By Bill Maher
The state Supreme Court of Wisconsin has upheld the convictions of Dale and Leilani Neumann, who, back in 2008, tried to pray their young daughter's diabetes away instead of treating it medically. Or, what's otherwise known as "the Republican alternative to Obamacare."
According to court records, the Neumanns "identify as Pentecostals" and believed that, if they prayed hard enough and got others to pray too, Jesus would intercede and cure their daughter as her condition deteriorated. Well, Jesus didn't -- he let their prayers go directly to voicemail -- and the little girl died.
Dale, the dad, testified that he never imagined his daughter would die and, even after she did, he thought Jesus would raise her from the dead, you know, like He did with Lazarus. And once or twice with Dick Cheney.
The issue in this case is that Wisconsin has a reckless homicide law, which the Neumanns were found guilty of, but it also has, along with 16 other states, a "faith healing privilege" that provides a "religious exception" to child health and safety laws for parents of faith who pursue treatment through prayer. You can be negligent as long as it's in the name of God.
What makes the Neumann's case all the more tragic is that their family pediatrician says the daughter's condition was highly treatable and that her life could have been saved "well into the day of her death."
When you see a very specific case like this where a single girl dies because denial and blind faith are substituted for science and responsible treatment, it seems like an outrage. But, when it comes to global warming, aren't we accepting that very same behavior on a much larger, much more dangerous scale?
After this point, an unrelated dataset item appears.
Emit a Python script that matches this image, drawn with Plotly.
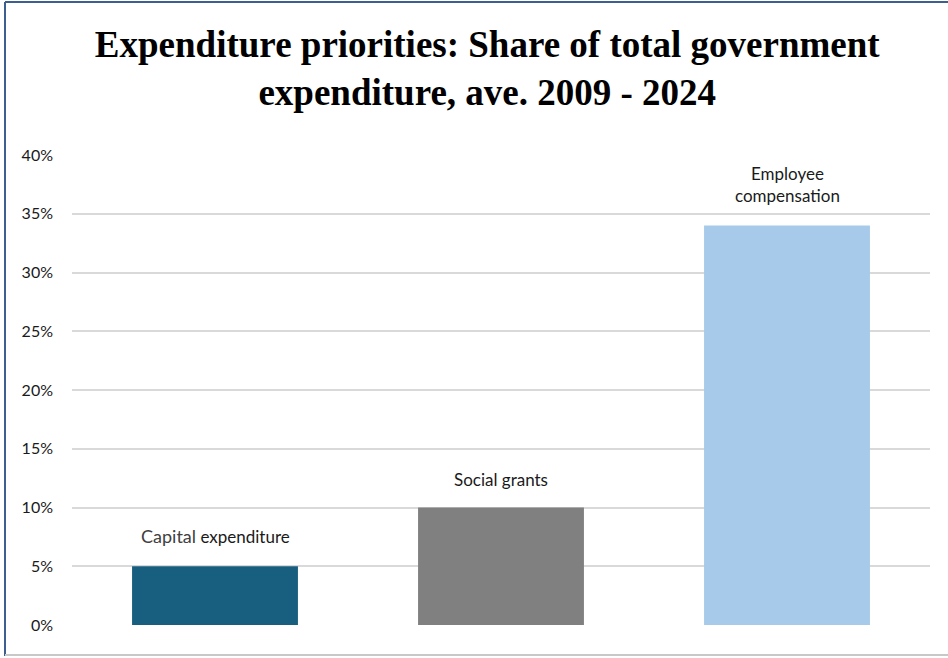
import plotly.graph_objects as go

categories = ["Capital expenditure", "Social grants", "Employee compensation"]
values = [5.0, 10.0, 34.0]
colors = ["#185f7f", "#808080", "#a7c9ea"]
label_texts = [
    "<span style='font-size:18px;color:#404040'>Capital</span> expenditure",
    "Social grants",
    "Employee<br>compensation",
]
tick_vals = [0, 5, 10, 15, 20, 25, 30, 35, 40]
tick_text = ["0%", "5%", "10%", "15%", "20%", "25%", "30%", "35%", "40%"]
title_text = "Expenditure priorities: Share of total government<br>expenditure, ave. 2009 - 2024"

fig = go.Figure()
fig.add_trace(go.Bar(
    x=categories, y=values, marker=dict(color=colors, line=dict(width=0)),
    width=0.58, hoverinfo="skip", showlegend=False,
))

shifts = [17, 16, 18]
for cat, v, t, s in zip(categories, values, label_texts, shifts):
    fig.add_annotation(
        x=cat, y=v, text=t, showarrow=False, yanchor="bottom", yshift=s,
        font=dict(family="Lato, Open Sans, sans-serif", size=17, color="#1a1a1a"),
        align="center",
    )

px_x = lambda p: (p - 72) / 858
px_y = lambda p: (625 - p) / 470
# frame border
fig.add_shape(type="line", xref="paper", yref="paper", x0=px_x(5), x1=px_x(5), y0=px_y(656), y1=px_y(2),
              line=dict(color="#3d5f8f", width=2))
fig.add_shape(type="line", xref="paper", yref="paper", x0=px_x(5), x1=px_x(960), y0=px_y(2), y1=px_y(2),
              line=dict(color="#3d5f8f", width=2))
fig.add_shape(type="line", xref="paper", yref="paper", x0=px_x(5), x1=px_x(960), y0=px_y(655), y1=px_y(655),
              line=dict(color="#c8c8c8", width=2))

fig.update_layout(
    width=948, height=658,
    margin=dict(l=72, r=18, t=155, b=33),
    paper_bgcolor="white", plot_bgcolor="white",
    title=dict(text=title_text, x=0.514, xanchor="center", y=0.914, yanchor="middle",
               font=dict(family="Liberation Serif, Times New Roman, serif", size=37, color="black", weight="bold")),
    xaxis=dict(showticklabels=False, showgrid=False, zeroline=False, showline=False, ticks=""),
    yaxis=dict(range=[0, 40], tickvals=tick_vals, ticktext=tick_text,
               showgrid=True, gridcolor="#d9d9d9", gridwidth=2, zeroline=False, showline=False,
               ticklabelstandoff=18,
               tickfont=dict(family="Lato, Open Sans, sans-serif", size=16, color="#1a1a1a")),
    bargap=0.42,
)

fig.write_html("out.html")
Many global warming deniers -- even some in Congress -- do so in the name of faith. "It's all in God's hands," they say. But, just as in the Neumann case, the diagnosis has been confirmed, a treatable condition is being left to deteriorate and a reliable cure is being ignored. If we don't allow parents in this society to pray the diabetes away, why would we allow a bunch of faith-based hayseeds to pray the climate change away?